— Start —

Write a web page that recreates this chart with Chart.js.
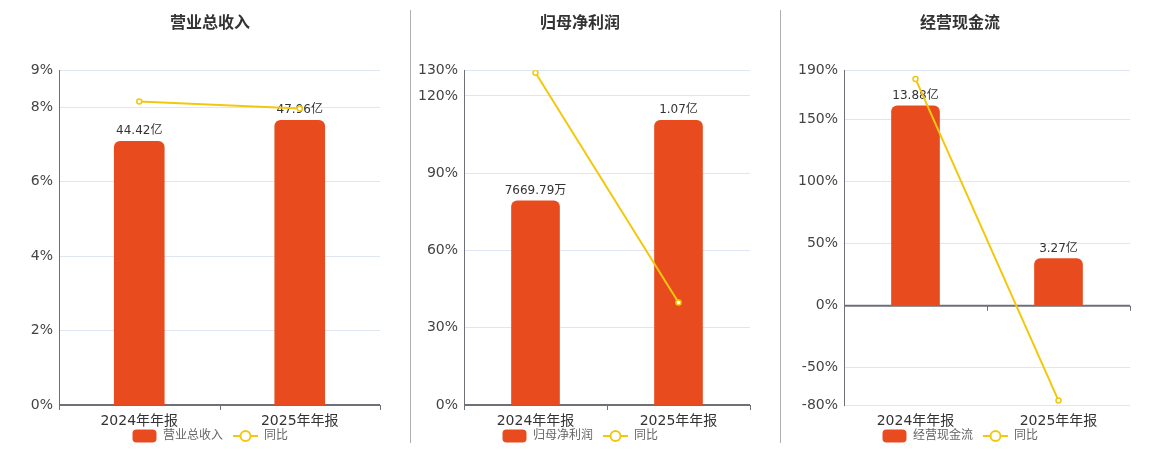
<!DOCTYPE html>
<html lang="zh">
<head>
<meta charset="UTF-8">
<title>财务指标</title>
<script src="https://cdn.jsdelivr.net/npm/chart.js@4.4.1/dist/chart.umd.min.js"></script>
<style>
  body { margin: 0; background: #fff; }
  #wrap { position: relative; width: 1160px; height: 450px; overflow: hidden; }
  .panel { position: absolute; top: 0; }
  .divider { position: absolute; top: 10px; width: 1px; height: 433px; background: #b0b0b0; }
</style>
</head>
<body>
<div id="wrap">
  <canvas id="c1" class="panel" style="left:0px"></canvas>
  <canvas id="c2" class="panel" style="left:400px"></canvas>
  <canvas id="c3" class="panel" style="left:789px"></canvas>
  <div class="divider" style="left:410px"></div>
  <div class="divider" style="left:780px"></div>
</div>
<script>
// 数据
const categories = ['2024年年报', '2025年年报'];

const revenueValues = [44.42, 47.96];          // 亿
const revenueLabels = ['44.42亿', '47.96亿'];
const revenueYoy = [8.16, 7.97];               // %
const revenueTicks = [0, 2, 4, 6, 8, 9];

const profitValues = [0.766979, 1.07];         // 亿
const profitLabels = ['7669.79万', '1.07亿'];
const profitYoy = [129.0, 39.8];
const profitTicks = [0, 30, 60, 90, 120, 130];

const cashValues = [13.88, 3.27];              // 亿
const cashLabels = ['13.88亿', '3.27亿'];
const cashYoy = [183.0, -76.4];
const cashTicks = [-80, -50, 0, 50, 100, 150, 190];

const BAR = '#e84c1e';
const LINE = '#f2c80f';
const FONT = "'DejaVu Sans', 'Noto Sans CJK SC', sans-serif";

function barIcon() {
  const c = document.createElement('canvas');
  c.width = 25; c.height = 14;
  const g = c.getContext('2d');
  g.fillStyle = BAR;
  g.beginPath();
  g.roundRect(0.5, 0.5, 24, 13, 4);
  g.fill();
  return c;
}

function lineIcon() {
  const c = document.createElement('canvas');
  c.width = 25; c.height = 14;
  const g = c.getContext('2d');
  g.strokeStyle = LINE;
  g.lineWidth = 2;
  g.beginPath();
  g.moveTo(0, 7); g.lineTo(25, 7);
  g.stroke();
  g.fillStyle = '#fff';
  g.beginPath();
  g.arc(12.5, 7, 5, 0, Math.PI * 2);
  g.fill();
  g.stroke();
  return c;
}

// 柱顶数值
const barLabelPlugin = {
  id: 'barLabels',
  afterDatasetDraw(chart, args) {
    if (args.index !== 0) return;
    const labels = chart.data.datasets[0].valueLabels;
    const ctx = chart.ctx;
    ctx.save();
    ctx.font = '12px ' + FONT;
    ctx.fillStyle = '#333';
    ctx.textAlign = 'center';
    ctx.textBaseline = 'bottom';
    args.meta.data.forEach((el, i) => {
      ctx.fillText(labels[i], el.x, el.y - 4);
    });
    ctx.restore();
  }
};

// 零轴和刻度；x 轴标签区域放大，避免被裁掉
const zeroAxisPlugin = {
  id: 'zeroAxis',
  afterLayout(chart) {
    chart.scales.x.bottom = chart.height;
  },
  beforeDatasetsDraw(chart) {
    const { ctx, chartArea } = chart;
    const y0 = chart.scales.y.getPixelForValue(0);
    const n = chart.data.labels.length;
    const step = (chartArea.right - chartArea.left) / n;
    ctx.save();
    ctx.strokeStyle = '#6e7079';
    ctx.lineWidth = 2;
    ctx.beginPath();
    ctx.moveTo(chartArea.left, y0);
    ctx.lineTo(chartArea.right, y0);
    ctx.stroke();
    ctx.lineWidth = 1;
    for (let i = 0; i <= n; i++) {
      const x = Math.round(chartArea.left + i * step) + 0.5;
      ctx.beginPath();
      ctx.moveTo(x, y0);
      ctx.lineTo(x, y0 + 5);
      ctx.stroke();
    }
    ctx.restore();
  }
};

function makePanel(id, width, title, name, values, labels, yoy, ticks, barRange, leftW, rightW, barW) {
  const canvas = document.getElementById(id);
  canvas.width = width;
  canvas.height = 450;
  canvas.style.width = width + 'px';
  canvas.style.height = '450px';
  const icons = [barIcon(), lineIcon()];

  return new Chart(canvas, {
    type: 'bar',
    data: {
      labels: categories,
      datasets: [
        {
          type: 'bar',
          label: name,
          data: values,
          valueLabels: labels,
          yAxisID: 'yb',
          backgroundColor: BAR,
          barThickness: barW,
          borderRadius: { topLeft: 6, topRight: 6, bottomLeft: 0, bottomRight: 0 },
          borderSkipped: 'start',
          order: 0
        },
        {
          type: 'line',
          label: '同比',
          data: yoy,
          yAxisID: 'y',
          borderColor: LINE,
          borderWidth: 2,
          pointRadius: 2.5,
          pointBorderWidth: 1.5,
          pointBackgroundColor: '#fff',
          pointBorderColor: LINE,
          order: -1
        }
      ]
    },
    options: {
      responsive: false,
      animation: false,
      devicePixelRatio: 1,
      layout: { padding: { top: 0, left: 0, right: 0, bottom: -2 }, autoPadding: false },
      plugins: {
        title: {
          display: true,
          text: title,
          color: '#333',
          font: { family: FONT, size: 16, weight: 'bold' },
          padding: { top: 14, bottom: 37 }
        },
        legend: {
          position: 'bottom',
          labels: {
            usePointStyle: true,
            pointStyleWidth: 25,
            padding: 10,
            color: '#666',
            font: { family: FONT, size: 12 },
            generateLabels: () => [
              { text: name, pointStyle: icons[0], datasetIndex: 0, fontColor: '#666', lineWidth: 0, hidden: false },
              { text: '同比', pointStyle: icons[1], datasetIndex: 1, fontColor: '#666', lineWidth: 0, hidden: false }
            ]
          }
        },
        tooltip: { enabled: false }
      },
      scales: {
        x: {
          grid: { display: false, drawTicks: false },
          border: { display: false },
          ticks: { color: '#333', padding: 8, font: { family: FONT, size: 14 } },
          afterFit: (s) => { s.height = 15; }
        },
        y: {
          position: 'left',
          min: ticks[0],
          max: ticks[ticks.length - 1],
          afterBuildTicks: (s) => { s.ticks = ticks.map(v => ({ value: v })); },
          grid: { color: '#e0e6f1', drawTicks: false },
          border: { color: '#6e7079', width: 1 },
          ticks: {
            color: '#444',
            padding: 6,
            font: { family: FONT, size: 14 },
            callback: (v) => v + '%'
          },
          afterFit: (s) => { s.width = leftW; }
        },
        yb: {
          position: 'right',
          display: rightW > 0,
          min: barRange[0],
          max: barRange[1],
          grid: { display: false, drawTicks: false },
          border: { display: false },
          ticks: { display: false },
          afterFit: (s) => { s.width = rightW; }
        }
      }
    },
    plugins: [zeroAxisPlugin, barLabelPlugin]
  });
}

makePanel('c1', 420, '营业总收入', '营业总收入', revenueValues, revenueLabels, revenueYoy, revenueTicks, [0, 56.4], 59, 40, 50);
makePanel('c2', 360, '归母净利润', '归母净利润', profitValues, profitLabels, profitYoy, profitTicks, [0, 1.258], 64, 10, 48);
makePanel('c3', 342, '经营现金流', '经营现金流', cashValues, cashLabels, cashYoy, cashTicks, [-6.89, 16.36], 55, 1, 48);
</script>
</body>
</html>
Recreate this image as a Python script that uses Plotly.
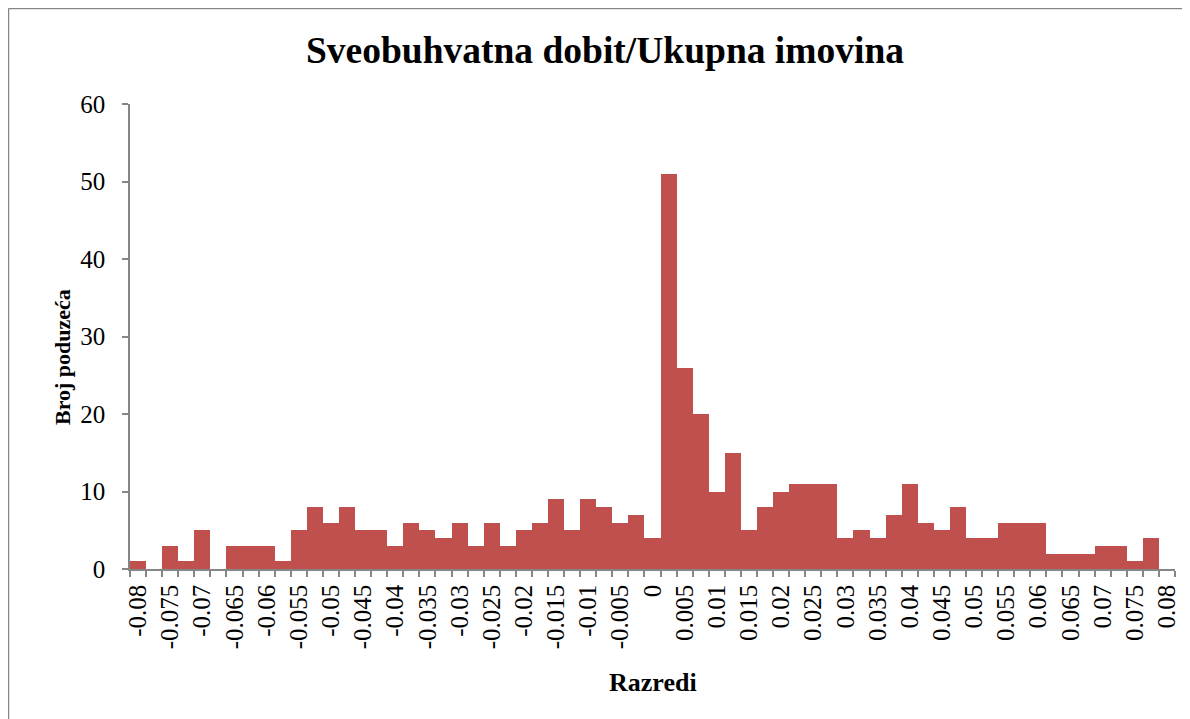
import plotly.graph_objects as go

# Bin centres (classes) and counts
categories = [round(-0.08 + 0.0025 * i, 4) for i in range(65)]
counts = [1, 0, 3, 1, 5, 0, 3, 3, 3, 1,
          5, 8, 6, 8, 5, 5, 3, 6, 5, 4,
          6, 3, 6, 3, 5, 6, 9, 5, 9, 8,
          6, 7, 4, 51, 26, 20, 10, 15, 5, 8,
          10, 11, 11, 11, 4, 5, 4, 7, 11, 6,
          5, 8, 4, 4, 6, 6, 6, 2, 2, 2,
          3, 3, 1, 4, 0]
tick_labels = ["-0.08", "-0.075", "-0.07", "-0.065", "-0.06", "-0.055", "-0.05",
               "-0.045", "-0.04", "-0.035", "-0.03", "-0.025", "-0.02", "-0.015",
               "-0.01", "-0.005", "0", "0.005", "0.01", "0.015", "0.02", "0.025",
               "0.03", "0.035", "0.04", "0.045", "0.05", "0.055", "0.06", "0.065",
               "0.07", "0.075", "0.08"]
tick_values = [float(t) for t in tick_labels]
step = 0.0025
boundaries = [round(c - step / 2, 5) for c in categories] + [round(categories[-1] + step / 2, 5)]

title_text = "Sveobuhvatna dobit/Ukupna imovina"
x_title = "Razredi"
y_title = "Broj poduzeća"

FONT = "Liberation Serif, Times New Roman, serif"
AX = "#868686"

# page offset (body margin 8px)
OFF = 8
L, R, T, B = 130 - OFF, 1190 - (1175 - OFF), 104 - OFF, 719 - (569 - OFF)
PW, PH = 1190 - L - R, 719 - T - B

fig = go.Figure(go.Bar(
    x=categories, y=counts, width=step,
    marker=dict(color="#C0504D", line=dict(width=0)),
))

bx0 = (8.5 - 130) / PW
by1 = 1 + (104 - 8.5) / PH

fig.update_layout(
    width=1190, height=719,
    margin=dict(l=L, r=R, t=T, b=B),
    paper_bgcolor="white", plot_bgcolor="white",
    bargap=0, showlegend=False,
    font=dict(family=FONT, color="black"),
    title=dict(text="<b>" + title_text + "</b>", x=(605 - OFF) / 1190, xanchor="center",
               y=1 - (50 - OFF) / 719, yanchor="middle",
               font=dict(family=FONT, size=37.5, color="black")),
    xaxis=dict(
        range=[boundaries[0], boundaries[-1]],
        tickmode="array", tickvals=tick_values, ticktext=tick_labels,
        tickangle=-90, ticks="", ticklen=0, ticklabelstandoff=4,
        tickfont=dict(family=FONT, size=25, color="black"),
        showline=True, linecolor=AX, linewidth=1.5,
        showgrid=False, zeroline=False,
        minor=dict(tickmode="array", tickvals=boundaries, ticks="outside",
                   ticklen=6, tickcolor=AX, tickwidth=1.5, showgrid=False),
    ),
    yaxis=dict(
        range=[0, 60], dtick=10, tick0=0,
        ticks="outside", ticklen=6, tickcolor=AX, tickwidth=1.5,
        ticklabelstandoff=12,
        tickfont=dict(family=FONT, size=25, color="black"),
        showline=True, linecolor=AX, linewidth=1.5,
        showgrid=False, zeroline=False,
    ),
    annotations=[
        dict(text="<b>" + y_title + "</b>", xref="paper", yref="paper",
             x=(62 - 130) / PW, y=(569 - 357) / PH, textangle=-90,
             xanchor="center", yanchor="middle", showarrow=False,
             font=dict(family=FONT, size=22, color="black")),
        dict(text="<b>" + x_title + "</b>", xref="paper", yref="paper",
             x=(653 - 130) / PW, y=(569 - 682) / PH,
             xanchor="center", yanchor="middle", showarrow=False,
             font=dict(family=FONT, size=26, color="black")),
    ],
    shapes=[
        dict(type="line", xref="paper", yref="paper",
             x0=bx0, x1=bx0, y0=-0.5, y1=by1,
             line=dict(color=AX, width=1.5), layer="below"),
        dict(type="line", xref="paper", yref="paper",
             x0=bx0, x1=1.3, y0=by1, y1=by1,
             line=dict(color=AX, width=1.5), layer="below"),
    ],
)

fig.write_html("out.html")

— End —

WHAT YOU NEED TO DO
Leave the pictures out and print, exactly as written, every line from the one holding "Recreate this image" down to the one holding "by1 = 1 + (104 - 8.5) / PH", both of those included.

SOLUTION TO THIS TASK
Recreate this image as a Python script that uses Plotly.
import plotly.graph_objects as go

# Bin centres (classes) and counts
categories = [round(-0.08 + 0.0025 * i, 4) for i in range(65)]
counts = [1, 0, 3, 1, 5, 0, 3, 3, 3, 1,
          5, 8, 6, 8, 5, 5, 3, 6, 5, 4,
          6, 3, 6, 3, 5, 6, 9, 5, 9, 8,
          6, 7, 4, 51, 26, 20, 10, 15, 5, 8,
          10, 11, 11, 11, 4, 5, 4, 7, 11, 6,
          5, 8, 4, 4, 6, 6, 6, 2, 2, 2,
          3, 3, 1, 4, 0]
tick_labels = ["-0.08", "-0.075", "-0.07", "-0.065", "-0.06", "-0.055", "-0.05",
               "-0.045", "-0.04", "-0.035", "-0.03", "-0.025", "-0.02", "-0.015",
               "-0.01", "-0.005", "0", "0.005", "0.01", "0.015", "0.02", "0.025",
               "0.03", "0.035", "0.04", "0.045", "0.05", "0.055", "0.06", "0.065",
               "0.07", "0.075", "0.08"]
tick_values = [float(t) for t in tick_labels]
step = 0.0025
boundaries = [round(c - step / 2, 5) for c in categories] + [round(categories[-1] + step / 2, 5)]

title_text = "Sveobuhvatna dobit/Ukupna imovina"
x_title = "Razredi"
y_title = "Broj poduzeća"

FONT = "Liberation Serif, Times New Roman, serif"
AX = "#868686"

# page offset (body margin 8px)
OFF = 8
L, R, T, B = 130 - OFF, 1190 - (1175 - OFF), 104 - OFF, 719 - (569 - OFF)
PW, PH = 1190 - L - R, 719 - T - B

fig = go.Figure(go.Bar(
    x=categories, y=counts, width=step,
    marker=dict(color="#C0504D", line=dict(width=0)),
))

bx0 = (8.5 - 130) / PW
by1 = 1 + (104 - 8.5) / PH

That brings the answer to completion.